--- BEGIN ---

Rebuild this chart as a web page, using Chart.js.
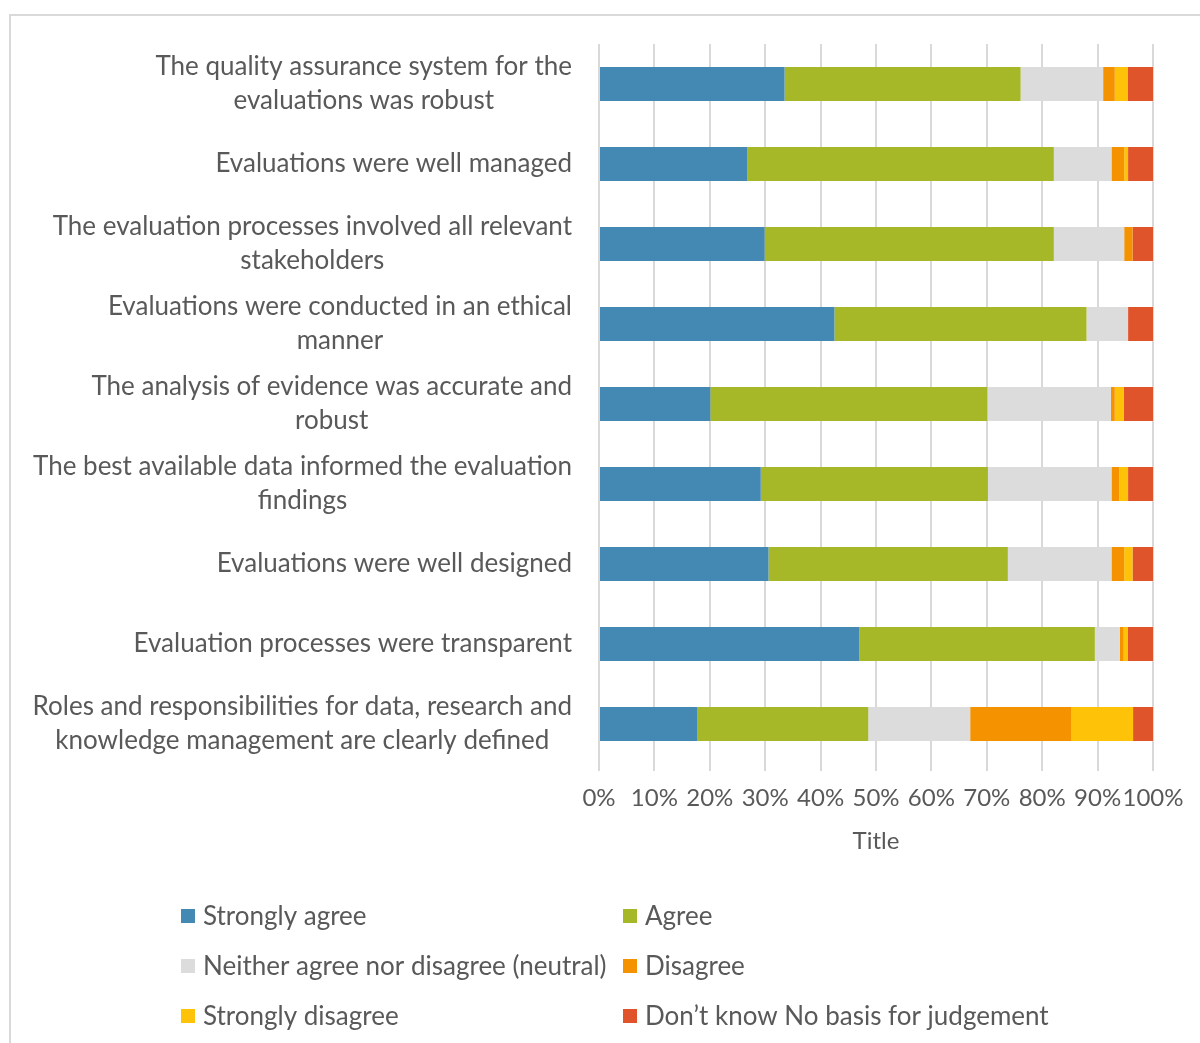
<!DOCTYPE html>
<html>
<head>
<meta charset="utf-8">
<script src="https://cdn.jsdelivr.net/npm/chart.js@4/dist/chart.umd.min.js"></script>
<style>
  html, body { margin: 0; padding: 0; background: #fff; overflow: hidden; }
  #wrap { width: 1200px; height: 1043px; }
</style>
</head>
<body>
<div id="wrap"><canvas id="myChart" width="1200" height="1043"></canvas></div>
<script>
// Daten (in Prozent)
const labels = [
  ["The quality assurance system for the", "evaluations was robust"],
  ["Evaluations were well managed"],
  ["The evaluation processes involved all relevant", "stakeholders"],
  ["Evaluations were conducted in an ethical", "manner"],
  ["The analysis of evidence was accurate and", "robust"],
  ["The best available data informed the evaluation", "findings"],
  ["Evaluations were well designed"],
  ["Evaluation processes were transparent"],
  ["Roles and responsibilities for data, research and", "knowledge management are clearly defined"]
];

const stronglyAgree    = [33.5, 26.8, 29.9, 42.5, 20.1, 29.2, 30.6, 47.0, 17.7];
const agree            = [42.6, 55.3, 52.2, 45.5, 50.0, 41.0, 43.2, 42.5, 30.9];
const neutral          = [14.9, 10.4, 12.7,  7.5, 22.3, 22.3, 18.7,  4.5, 18.4];
const disagree         = [ 2.1,  2.3,  1.5,  0,    0.7,  1.4,  2.3,  0.7, 18.3];
const stronglyDisagree = [ 2.3,  0.7,  0,    0,    1.6,  1.6,  1.5,  0.7, 11.1];
const dontKnow         = [ 4.6,  4.5,  3.7,  4.5,  5.3,  4.5,  3.7,  4.6,  3.6];

const xTicks = [0, 10, 20, 30, 40, 50, 60, 70, 80, 90, 100];

const textColor = '#595959';
const fontFamily = 'Lato, "Open Sans", sans-serif';
Chart.defaults.font.family = fontFamily;
Chart.defaults.color = textColor;

// Rahmen + Beschriftungen der Kategorien + Legende
const extras = {
  id: 'extras',
  beforeDraw(chart) {
    const ctx = chart.ctx;
    ctx.save();
    ctx.strokeStyle = '#d9d9d9';
    ctx.lineWidth = 2;
    ctx.strokeRect(10, 15, 1300, 1200);
    ctx.restore();
  },
  afterDraw(chart) {
    const ctx = chart.ctx;
    const yScale = chart.scales.y;
    ctx.save();
    ctx.font = '26px ' + fontFamily;
    ctx.fillStyle = textColor;
    ctx.textBaseline = 'middle';
    ctx.textAlign = 'center';
    const right = chart.chartArea.left - 27;
    chart.data.labels.forEach((lines, i) => {
      const cy = yScale.getPixelForTick(i);
      const w = Math.max(...lines.map(l => ctx.measureText(l).width));
      const cx = right - w / 2;
      const lh = 34;
      const startY = cy - (lines.length - 1) * lh / 2;
      lines.forEach((l, j) => ctx.fillText(l, cx, startY + j * lh));
    });

    // Legende in zwei Spalten
    const cols = [181, 623];
    const rows = [916, 966, 1016];
    ctx.textAlign = 'left';
    chart.data.datasets.forEach((ds, i) => {
      const x = cols[i % 2];
      const y = rows[Math.floor(i / 2)];
      ctx.fillStyle = ds.backgroundColor;
      ctx.fillRect(x, y - 7, 14, 14);
      ctx.fillStyle = textColor;
      ctx.fillText(ds.label, x + 22, y + 1);
    });
    ctx.restore();
  }
};

const data = {
  labels: labels,
  datasets: [
    { label: 'Strongly agree', data: stronglyAgree, backgroundColor: '#4389B4' },
    { label: 'Agree', data: agree, backgroundColor: '#A6B728' },
    { label: 'Neither agree nor disagree (neutral)', data: neutral, backgroundColor: '#DCDCDC' },
    { label: 'Disagree', data: disagree, backgroundColor: '#F59200' },
    { label: 'Strongly disagree', data: stronglyDisagree, backgroundColor: '#FEC309' },
    { label: 'Don\u2019t know No basis for judgement', data: dontKnow, backgroundColor: '#E0542C' }
  ]
};

const config = {
  type: 'bar',
  data: data,
  options: {
    indexAxis: 'y',
    responsive: false,
    animation: false,
    layout: { padding: { top: 44, right: 47, bottom: 179, left: 0 } },
    datasets: {
      bar: { categoryPercentage: 0.5, barPercentage: 0.85, borderWidth: 0 }
    },
    plugins: {
      legend: { display: false },
      tooltip: { enabled: false }
    },
    scales: {
      x: {
        stacked: true,
        min: 0,
        max: 100,
        afterBuildTicks: scale => { scale.ticks = xTicks.map(v => ({ value: v })); },
        afterFit: scale => { scale.height = 100; },
        ticks: {
          callback: v => v + '%',
          font: { size: 24 },
          color: textColor,
          padding: 13,
          maxRotation: 0,
          autoSkip: false
        },
        grid: { color: '#d9d9d9', lineWidth: 2, tickLength: 7, drawTicks: true },
        border: { display: false },
        title: {
          display: true,
          text: 'Title',
          font: { size: 24 },
          color: textColor,
          padding: { top: 0, bottom: 8 }
        }
      },
      y: {
        stacked: true,
        afterFit: scale => { scale.width = 599; },
        ticks: { display: false },
        grid: { display: false },
        border: { display: false }
      }
    }
  },
  plugins: [extras]
};

const chart = new Chart(document.querySelector('#myChart'), config);
</script>
</body>
</html>
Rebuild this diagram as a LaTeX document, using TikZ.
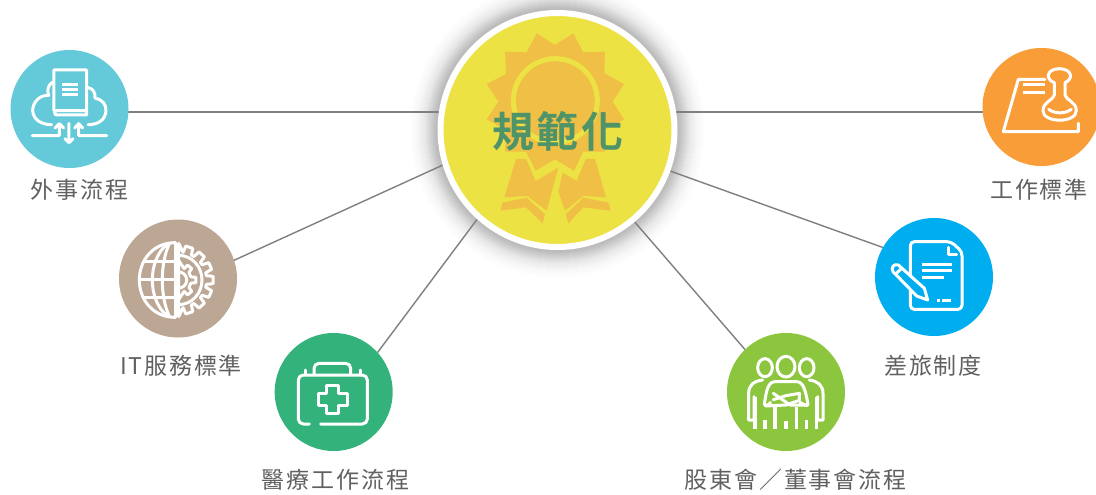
\documentclass[tikz,border=0pt]{standalone}
\usepackage{fontspec}
\usetikzlibrary{backgrounds}
\setmainfont{Noto Sans CJK TC}
\newfontfamily\lblfont[LetterSpace=8]{Noto Sans CJK TC}
\newfontfamily\mainfont[LetterSpace=7,BoldFont={Noto Sans CJK TC Bold}]{Noto Sans CJK TC}
\definecolor{ctr}{HTML}{EDE244}
\definecolor{bdg}{HTML}{F0BF45}
\definecolor{ttl}{HTML}{4F9468}
\definecolor{cteal}{HTML}{64C9D8}
\definecolor{cbrown}{HTML}{BCA795}
\definecolor{cgreen}{HTML}{34B27B}
\definecolor{clime}{HTML}{8CC63F}
\definecolor{cblue}{HTML}{00AEEF}
\definecolor{corange}{HTML}{F99D38}
\definecolor{lbl}{HTML}{606060}
\definecolor{cline}{HTML}{7F7F7F}
\tikzset{
  hub/.style={circle,inner sep=0pt,outer sep=0pt,minimum size=118pt,fill=#1},
  lab/.style={inner sep=0pt,text=lbl,font=\fontsize{23pt}{25pt}\selectfont\lblfont},
  link/.style={draw=cline,line width=1.4pt},
  zoomed/.style 2 args={shift={(#1,#2)},x=0.33333pt,y=-0.33333pt},
  ico/.style={draw=white,line width=3pt,line join=round,line cap=round},
  bar/.style={white,line width=3pt}
}
\begin{document}
\begin{tikzpicture}[x=1pt,y=-1pt]
\useasboundingbox (0,0) rectangle (1096,495);
\begin{pgfonlayer}{background}
  \foreach \r in {120,121,...,148}{\fill[black,opacity=0.002] (557.5,130) circle (\r);}
  \foreach \r in {120,121,...,140}{\fill[black,opacity=0.004] (557.5,130) circle (\r);}
  \foreach \r in {120,121,...,132}{\fill[black,opacity=0.006] (557.5,130) circle (\r);}
\end{pgfonlayer}
% centre
\node[circle,inner sep=0pt,minimum size=234pt,fill=ctr,draw=white,line width=6pt] (main) at (557.5,130) {};
\begin{scope}[zoomed={420}{0}]
  \fill[bdg] (350,100)--(405,135)--(460,100)--(490,157)--(555,155)--(553,220)--(612,252)--(578,305)--(612,358)--(553,390)--(555,455)--(490,455)--(462,512)--(405,478)--(347,512)--(318,455)--(255,455)--(258,390)--(200,358)--(235,305)--(200,252)--(258,222)--(255,155)--(320,157)--cycle;
  \draw[ctr,line width=5pt] (406,302) circle (126);
  \fill[bdg] (288,477)--(318,477)--(347,543)--(415,503)--(380,632)--(322,588)--(253,592)--cycle;
  \fill[bdg] (497,477)--(525,477)--(558,592)--(490,588)--(435,632)--(415,575)--(428,518)--(470,543)--cycle;
  \fill[bdg] (247,608)--(320,593)--(375,643)--(368,670)--(318,622)--(241,632)--cycle;
  \fill[bdg] (490,593)--(567,608)--(571,632)--(490,622)--(445,670)--(437,643)--cycle;
\end{scope}
\node[inner sep=0pt,text=ttl,font=\fontsize{42pt}{44pt}\selectfont\mainfont\bfseries] (title) at (558,131) {規範化};
% hubs
\node[hub=cteal] (a) at (69.5,109) {};
\node[hub=cbrown] (b) at (178,278.5) {};
\node[hub=cgreen] (c) at (333.7,392) {};
\node[hub=clime] (d) at (786,392) {};
\node[hub=cblue] (e) at (934,277) {};
\node[hub=corange] (f) at (1041.5,107) {};
\coordinate (lvl) at (557,112);
% labels
\node[lab] (la) at (79.5,190) {外事流程};
\node[lab] (lb) at (181,366) {IT服務標準};
\node[lab] (lc) at (335.5,480) {醫療工作流程};
\node[lab] (ld) at (795.5,480) {股東會／董事會流程};
\node[lab] (le) at (933,366) {差旅制度};
\node[lab] (lf) at (1039,190) {工作標準};
% connectors
\begin{pgfonlayer}{background}
  \draw[link] (a.-3 |- lvl) -- (main.171.5 |- lvl);
  \draw[link] (main.8.5 |- lvl) -- (f.185 |- lvl);
  \draw[link] (b.18) -- (main.197);
  \draw[link] (c.42) -- (main.228.5);
  \draw[link] (d.134) -- (main.-50.6);
  \draw[link] (e.150) -- (main.-20);
\end{pgfonlayer}
% icon a
\begin{scope}[zoomed={0}{40}]
  \draw[ico] (157,127) .. controls (145,135) and (140,150) .. (146,166) .. controls (115,165) and (98,190) .. (98,212) .. controls (100,240) and (125,254) .. (155,254);
  \draw[ico] (262,142) .. controls (280,145) and (287,160) .. (285,174) .. controls (305,178) and (319,192) .. (318,212) .. controls (316,240) and (295,254) .. (264,254);
  \draw[ico] (162,212) -- (162,90) -- (260,90) -- (260,225) -- (170,225) .. controls (162,225) and (162,212) .. (170,212) -- (260,212);
  \draw[bar] (187,134) -- (235,134) (187,149) -- (235,149) (187,164) -- (235,164);
  \draw[ico] (97,287) -- (178,287) -- (178,252) (165,264) -- (178,251) -- (191,264);
  \draw[ico] (207,250) -- (207,308) (195,296) -- (207,308) -- (219,296);
  \draw[ico] (320,287) -- (236,287) -- (236,252) (224,264) -- (236,251) -- (248,264);
\end{scope}
% icon b
\begin{scope}[zoomed={110}{210}]
  \draw[ico] (195,98) -- (195,322);
  \draw[ico] (195,98) .. controls (130,98) and (88,150) .. (88,210) .. controls (88,270) and (130,322) .. (195,322);
  \draw[ico] (172,102) .. controls (112,150) and (112,270) .. (172,318);
  \draw[ico] (178,101) .. controls (150,160) and (150,260) .. (178,319);
  \draw[ico] (103,153) -- (195,153) (88,208) -- (195,208) (103,263) -- (195,263);
  \begin{scope}[shift={(206,210)}]
    \draw[ico] (-90:110) \foreach \t in {-72,-48,-24,0,24,48,72}{ -- (\t-9:84) -- (\t-6:104) -- (\t+6:104) -- (\t+9:84)} -- (90:110) -- cycle;
    \draw[ico] (-90:74) .. controls (40,-74) and (70,-40) .. (70,0) .. controls (70,40) and (40,74) .. (0,74);
    \draw[ico] (-90:58) \foreach \t in {-50,0,50}{ -- (\t-14:38) -- (\t-9:52) -- (\t+9:52) -- (\t+14:38)} -- (90:58);
    \draw[ico] (0,-24) .. controls (14,-24) and (24,-14) .. (24,0) .. controls (24,14) and (14,24) .. (0,24);
  \end{scope}
\end{scope}
% icon c
\begin{scope}[zoomed={260}{325}]
  \draw[ico,rounded corners=5pt] (148,297) -- (115,297) -- (115,150) -- (322,150) -- (322,297) -- (182,297);
  \draw[ico,rounded corners=5pt] (162,150) -- (162,115) -- (272,115) -- (272,150);
  \draw[ico] (135,135) -- (135,150) (300,135) -- (300,150);
  \draw[ico] (200,182) -- (236,182) -- (236,204) -- (262,204) -- (262,240) -- (236,240) -- (236,266) -- (200,266) -- (200,240) -- (176,240) -- (176,204) -- (200,204) -- cycle;
\end{scope}
% icon d
\begin{scope}[zoomed={680}{325}]
  \draw[ico] (255,128) ellipse (22 and 27);
  \draw[ico] (318,125) ellipse (27 and 31);
  \draw[ico] (380,128) ellipse (22 and 27);
  \draw[ico] (248,165) .. controls (222,168) and (206,180) .. (206,205) -- (206,285) -- (222,285) -- (222,215);
  \draw[ico] (388,165) .. controls (412,168) and (429,180) .. (429,205) -- (429,285) -- (413,285) -- (413,215);
  \draw[ico] (272,232) .. controls (262,244) and (255,245) .. (253,238) .. controls (258,205) and (262,170) .. (285,170) -- (350,170) .. controls (372,170) and (378,205) .. (384,238) .. controls (382,245) and (375,240) .. (360,232);
  \draw[ico] (280,205) -- (330,240) -- (382,240);
  \draw[ico] (280,224) -- (318,212) -- (358,205) -- (358,226) -- (318,240) -- (256,243);
  \draw[bar,line width=3.6pt] (225,215) -- (225,311) (255,284) -- (255,311) (285,246) -- (285,311) (318,288) -- (318,311) (350,246) -- (350,311) (380,284) -- (380,311) (410,215) -- (410,311);
\end{scope}
% icon e
\begin{scope}[zoomed={865}{210}]
  \draw[ico,rounded corners=4pt] (258,95) -- (136,95) -- (136,298) -- (291,298) -- (291,125) -- cycle;
  \draw[ico] (250,112) -- (250,133) -- (275,133);
  \draw[bar] (170,163) -- (260,163) (170,182) -- (260,182) (170,202) -- (238,202);
  \draw[bar] (216,270) -- (226,270) (232,270) -- (257,270);
  \draw[ico,fill=cblue] (100,165) -- (178,235) -- (188,270) -- (155,258) -- (84,185) .. controls (76,172) and (88,160) .. (100,165) -- cycle;
  \draw[ico] (92,192) -- (110,175);
\end{scope}
% icon f
\begin{scope}[zoomed={970}{40}]
  \draw[ico] (225,118) -- (145,118) -- (100,275) -- (325,275) -- (325,250);
  \draw[bar] (160,135) -- (225,135) (160,158) -- (225,158);
  \draw[ico] (253,128) .. controls (226,118) and (228,87) .. (268,86) .. controls (308,87) and (310,118) .. (285,128) -- (285,165) .. controls (287,180) and (319,185) .. (319,212) .. controls (319,250) and (219,250) .. (219,212) .. controls (219,185) and (251,180) .. (253,165) -- cycle;
  \draw[ico] (236,208) .. controls (255,222) and (285,222) .. (304,208);
\end{scope}
\end{tikzpicture}
\end{document}
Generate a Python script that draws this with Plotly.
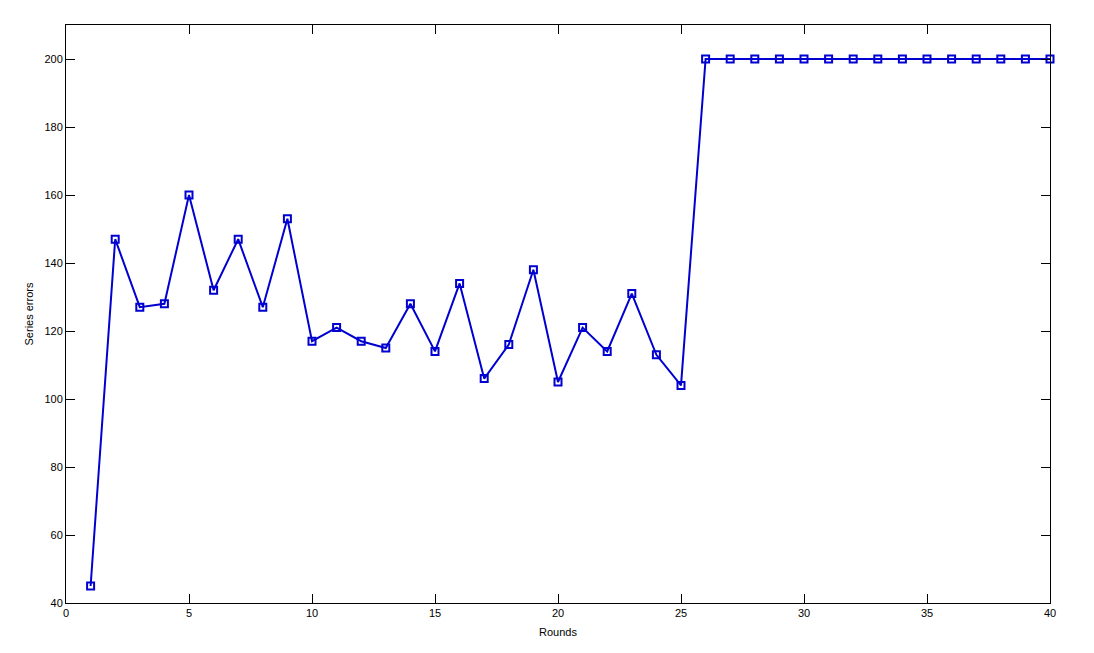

--- END ---

Goal of the exercise:
Go through the listing above and locate each line that holds the word "this". Copy those lines.

Reply to the task:
Rebuild this chart as a web page, using Chart.js.
Rebuild this diagram as a LaTeX document, using TikZ.
Generate a Python script that draws this with Plotly.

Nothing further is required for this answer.